### Data to use

--------------------------------

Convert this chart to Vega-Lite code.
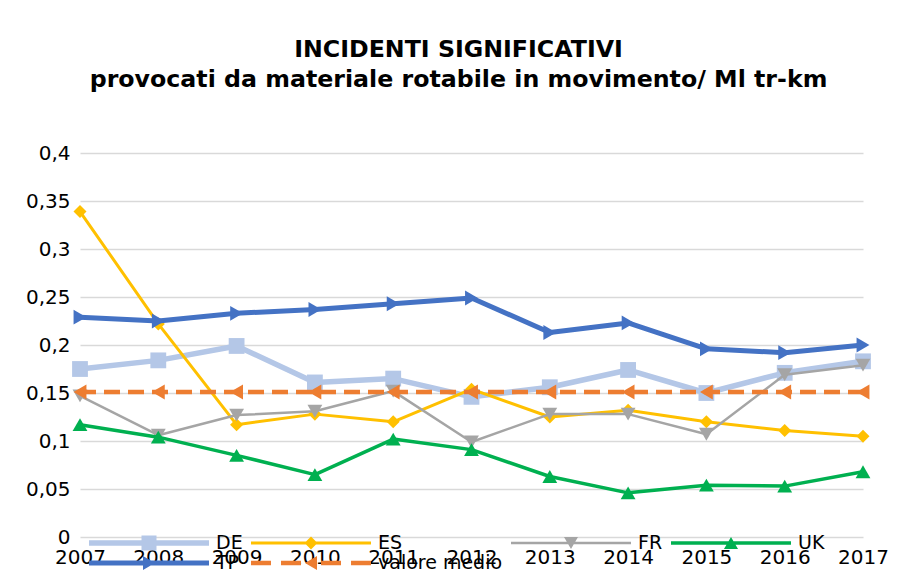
{
  "$schema": "https://vega.github.io/schema/vega-lite/v6.json",
  "autosize": {"type": "none"},
  "width": 783,
  "height": 384,
  "padding": {"left": 80, "top": 153, "right": 35, "bottom": 39},
  "background": "white",
  "config": {"font": "DejaVu Sans", "view": {"stroke": null}},
  "title": {
    "text": ["INCIDENTI SIGNIFICATIVI", "provocati da materiale rotabile in movimento/ Ml tr-km"],
    "font": "DejaVu Sans",
    "fontSize": 23.7,
    "fontWeight": "bold",
    "color": "#000000",
    "lineHeight": 30,
    "anchor": "middle",
    "dx": -13,
    "offset": 51
  },
  "data": {
    "values": [
      {"year": "2007", "series": "DE", "value": 0.175},
      {"year": "2008", "series": "DE", "value": 0.184},
      {"year": "2009", "series": "DE", "value": 0.199},
      {"year": "2010", "series": "DE", "value": 0.161},
      {"year": "2011", "series": "DE", "value": 0.165},
      {"year": "2012", "series": "DE", "value": 0.146},
      {"year": "2013", "series": "DE", "value": 0.156},
      {"year": "2014", "series": "DE", "value": 0.174},
      {"year": "2015", "series": "DE", "value": 0.15},
      {"year": "2016", "series": "DE", "value": 0.171},
      {"year": "2017", "series": "DE", "value": 0.183},
      {"year": "2007", "series": "ES", "value": 0.339},
      {"year": "2008", "series": "ES", "value": 0.222},
      {"year": "2009", "series": "ES", "value": 0.117},
      {"year": "2010", "series": "ES", "value": 0.128},
      {"year": "2011", "series": "ES", "value": 0.12},
      {"year": "2012", "series": "ES", "value": 0.154},
      {"year": "2013", "series": "ES", "value": 0.125},
      {"year": "2014", "series": "ES", "value": 0.132},
      {"year": "2015", "series": "ES", "value": 0.12},
      {"year": "2016", "series": "ES", "value": 0.111},
      {"year": "2017", "series": "ES", "value": 0.105},
      {"year": "2007", "series": "FR", "value": 0.147},
      {"year": "2008", "series": "FR", "value": 0.106},
      {"year": "2009", "series": "FR", "value": 0.127},
      {"year": "2010", "series": "FR", "value": 0.131},
      {"year": "2011", "series": "FR", "value": 0.152},
      {"year": "2012", "series": "FR", "value": 0.099},
      {"year": "2013", "series": "FR", "value": 0.128},
      {"year": "2014", "series": "FR", "value": 0.128},
      {"year": "2015", "series": "FR", "value": 0.107},
      {"year": "2016", "series": "FR", "value": 0.169},
      {"year": "2017", "series": "FR", "value": 0.179},
      {"year": "2007", "series": "UK", "value": 0.117},
      {"year": "2008", "series": "UK", "value": 0.104},
      {"year": "2009", "series": "UK", "value": 0.085},
      {"year": "2010", "series": "UK", "value": 0.065},
      {"year": "2011", "series": "UK", "value": 0.102},
      {"year": "2012", "series": "UK", "value": 0.091},
      {"year": "2013", "series": "UK", "value": 0.063},
      {"year": "2014", "series": "UK", "value": 0.046},
      {"year": "2015", "series": "UK", "value": 0.054},
      {"year": "2016", "series": "UK", "value": 0.053},
      {"year": "2017", "series": "UK", "value": 0.068},
      {"year": "2007", "series": "TP", "value": 0.229},
      {"year": "2008", "series": "TP", "value": 0.225},
      {"year": "2009", "series": "TP", "value": 0.233},
      {"year": "2010", "series": "TP", "value": 0.237},
      {"year": "2011", "series": "TP", "value": 0.243},
      {"year": "2012", "series": "TP", "value": 0.249},
      {"year": "2013", "series": "TP", "value": 0.213},
      {"year": "2014", "series": "TP", "value": 0.223},
      {"year": "2015", "series": "TP", "value": 0.196},
      {"year": "2016", "series": "TP", "value": 0.192},
      {"year": "2017", "series": "TP", "value": 0.2},
      {"year": "2007", "series": "valore medio", "value": 0.151},
      {"year": "2008", "series": "valore medio", "value": 0.151},
      {"year": "2009", "series": "valore medio", "value": 0.151},
      {"year": "2010", "series": "valore medio", "value": 0.151},
      {"year": "2011", "series": "valore medio", "value": 0.151},
      {"year": "2012", "series": "valore medio", "value": 0.151},
      {"year": "2013", "series": "valore medio", "value": 0.151},
      {"year": "2014", "series": "valore medio", "value": 0.151},
      {"year": "2015", "series": "valore medio", "value": 0.151},
      {"year": "2016", "series": "valore medio", "value": 0.151},
      {"year": "2017", "series": "valore medio", "value": 0.151}
    ]
  },
  "encoding": {
    "x": {
      "field": "year",
      "type": "ordinal",
      "scale": {"type": "point", "padding": 0},
      "axis": {
        "title": null,
        "labelAngle": 0,
        "labelFontSize": 20,
        "labelColor": "#000000",
        "labelPadding": 10,
        "ticks": false,
        "domain": false,
        "grid": false
      }
    },
    "y": {
      "field": "value",
      "type": "quantitative",
      "scale": {"domain": [0, 0.4], "nice": false, "zero": true},
      "axis": {
        "title": null,
        "values": [0, 0.05, 0.1, 0.15, 0.2, 0.25, 0.3, 0.35, 0.4],
        "labelExpr": "replace(toString(datum.value), '.', ',')",
        "labelFontSize": 20,
        "labelColor": "#000000",
        "labelPadding": 10,
        "ticks": false,
        "tickSize": 0,
        "domain": false,
        "grid": true,
        "gridColor": "#D9D9D9",
        "gridWidth": 1.5
      }
    }
  },
  "layer": [
    {"transform": [{"filter": "datum.series === 'DE'"}], "mark": {"type": "line", "color": "#B4C7E7", "strokeWidth": 5.5, "strokeJoin": "round"}, "encoding": {}},
    {"transform": [{"filter": "datum.series === 'DE'"}], "mark": {"type": "point", "shape": "square", "filled": true, "opacity": 1, "size": 250, "color": "#B4C7E7", "strokeWidth": 0}, "encoding": {}},
    {"transform": [{"filter": "datum.series === 'ES'"}], "mark": {"type": "line", "color": "#FFC000", "strokeWidth": 3, "strokeJoin": "round"}, "encoding": {}},
    {"transform": [{"filter": "datum.series === 'ES'"}], "mark": {"type": "point", "shape": "diamond", "filled": true, "opacity": 1, "size": 170, "color": "#FFC000", "strokeWidth": 0}, "encoding": {}},
    {"transform": [{"filter": "datum.series === 'FR'"}], "mark": {"type": "line", "color": "#A5A5A5", "strokeWidth": 2.5, "strokeJoin": "round"}, "encoding": {}},
    {"transform": [{"filter": "datum.series === 'FR'"}], "mark": {"type": "point", "shape": "triangle-down", "filled": true, "opacity": 1, "size": 220, "color": "#A5A5A5", "strokeWidth": 0}, "encoding": {}},
    {"transform": [{"filter": "datum.series === 'UK'"}], "mark": {"type": "line", "color": "#00B050", "strokeWidth": 3.5, "strokeJoin": "round"}, "encoding": {}},
    {"transform": [{"filter": "datum.series === 'UK'"}], "mark": {"type": "point", "shape": "triangle-up", "filled": true, "opacity": 1, "size": 220, "color": "#00B050", "strokeWidth": 0}, "encoding": {}},
    {"transform": [{"filter": "datum.series === 'TP'"}], "mark": {"type": "line", "color": "#4472C4", "strokeWidth": 5, "strokeJoin": "round"}, "encoding": {}},
    {"transform": [{"filter": "datum.series === 'TP'"}], "mark": {"type": "point", "shape": "triangle-right", "filled": true, "opacity": 1, "size": 220, "color": "#4472C4", "strokeWidth": 0}, "encoding": {}},
    {"transform": [{"filter": "datum.series === 'valore medio'"}], "mark": {"type": "line", "color": "#ED7D31", "strokeWidth": 4.5, "strokeDash": [16, 8]}, "encoding": {}},
    {"transform": [{"filter": "datum.series === 'valore medio'"}], "mark": {"type": "point", "shape": "triangle-left", "filled": true, "opacity": 1, "size": 220, "color": "#ED7D31", "strokeWidth": 0}, "encoding": {}},
    {
      "transform": [{"filter": "false"}],
      "mark": {"type": "point", "filled": true, "opacity": 1, "size": 14400, "strokeWidth": 0},
      "encoding": {
        "color": {
          "field": "series",
          "type": "nominal",
          "scale": {"domain": ["DE", "ES", "FR", "UK", "TP", "valore medio"], "range": ["#B4C7E7", "#FFC000", "#A5A5A5", "#00B050", "#4472C4", "#ED7D31"]},
          "legend": {
            "title": null,
            "orient": "none",
            "direction": "horizontal",
            "legendX": 9,
            "legendY": 380,
            "columns": 4,
            "padding": 0,
            "symbolSize": 14400,
            "symbolStrokeWidth": 0,
            "symbolOpacity": 1,
            "clipHeight": 20,
            "rowPadding": 0,
            "columnPadding": 8,
            "labelOffset": 7,
            "labelFontSize": 19,
            "labelColor": "#000000",
            "labelLimit": 300
          }
        },
        "shape": {
          "field": "series",
          "type": "nominal",
          "scale": {
            "domain": ["DE", "ES", "FR", "UK", "TP", "valore medio"],
            "range": [
              "M-1,-0.046H1V0.046H-1ZM-0.125,-0.125H0.125V0.125H-0.125Z",
              "M-1,-0.025H1V0.025H-1ZM-0.108,0L0,-0.108L0.108,0L0,0.108Z",
              "M-1,-0.021H1V0.021H-1ZM-0.117,-0.1L0.117,-0.1L0,0.1Z",
              "M-1,-0.029H1V0.029H-1ZM-0.117,0.1L0,-0.1L0.117,0.1Z",
              "M-1,-0.042H1V0.042H-1ZM-0.1,-0.117L0.1,0L-0.1,0.117Z",
              "M-1,-0.0375H-0.667V0.0375H-1ZM-0.5,-0.0375H-0.167V0.0375H-0.5ZM0.167,-0.0375H0.5V0.0375H0.167ZM0.667,-0.0375H1V0.0375H0.667ZM-0.1,0L0.1,-0.117L0.1,0.117Z"
            ]
          },
          "legend": {
            "title": null,
            "orient": "none",
            "direction": "horizontal",
            "legendX": 9,
            "legendY": 380,
            "columns": 4,
            "padding": 0,
            "symbolSize": 14400,
            "symbolStrokeWidth": 0,
            "symbolOpacity": 1,
            "clipHeight": 20,
            "rowPadding": 0,
            "columnPadding": 8,
            "labelOffset": 7,
            "labelFontSize": 19,
            "labelColor": "#000000",
            "labelLimit": 300
          }
        }
      }
    }
  ]
}
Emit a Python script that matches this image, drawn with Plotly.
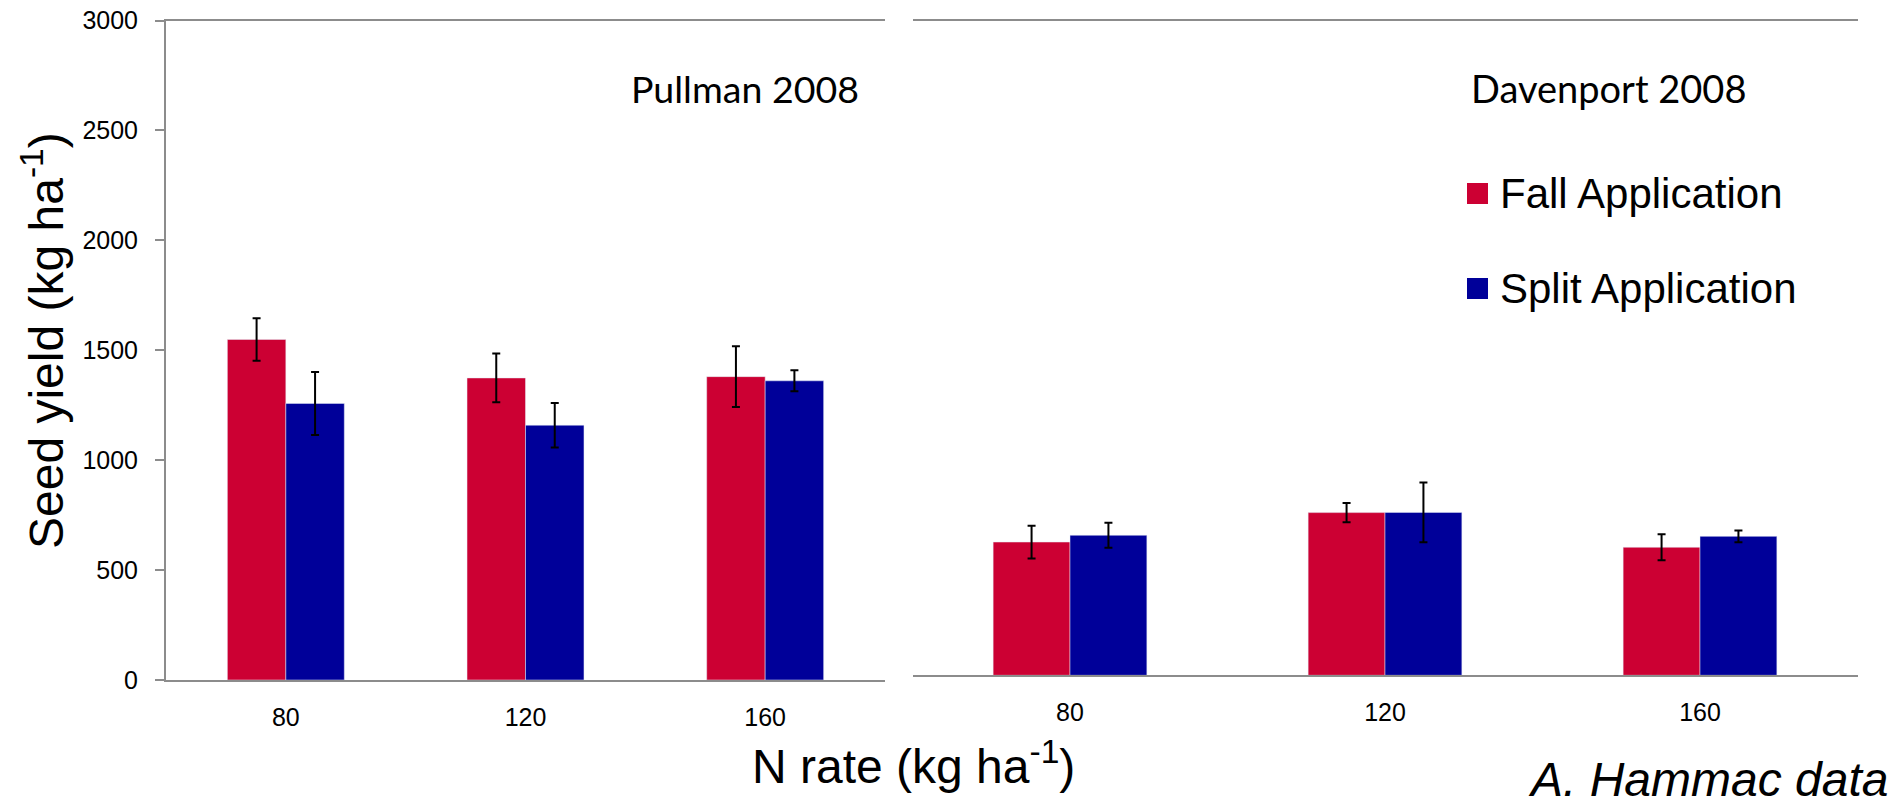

--------------------------------

Copy out every line with the word "this".

Convert this chart to Vega-Lite code.
Emit a Python script that matches this image, drawn with Plotly.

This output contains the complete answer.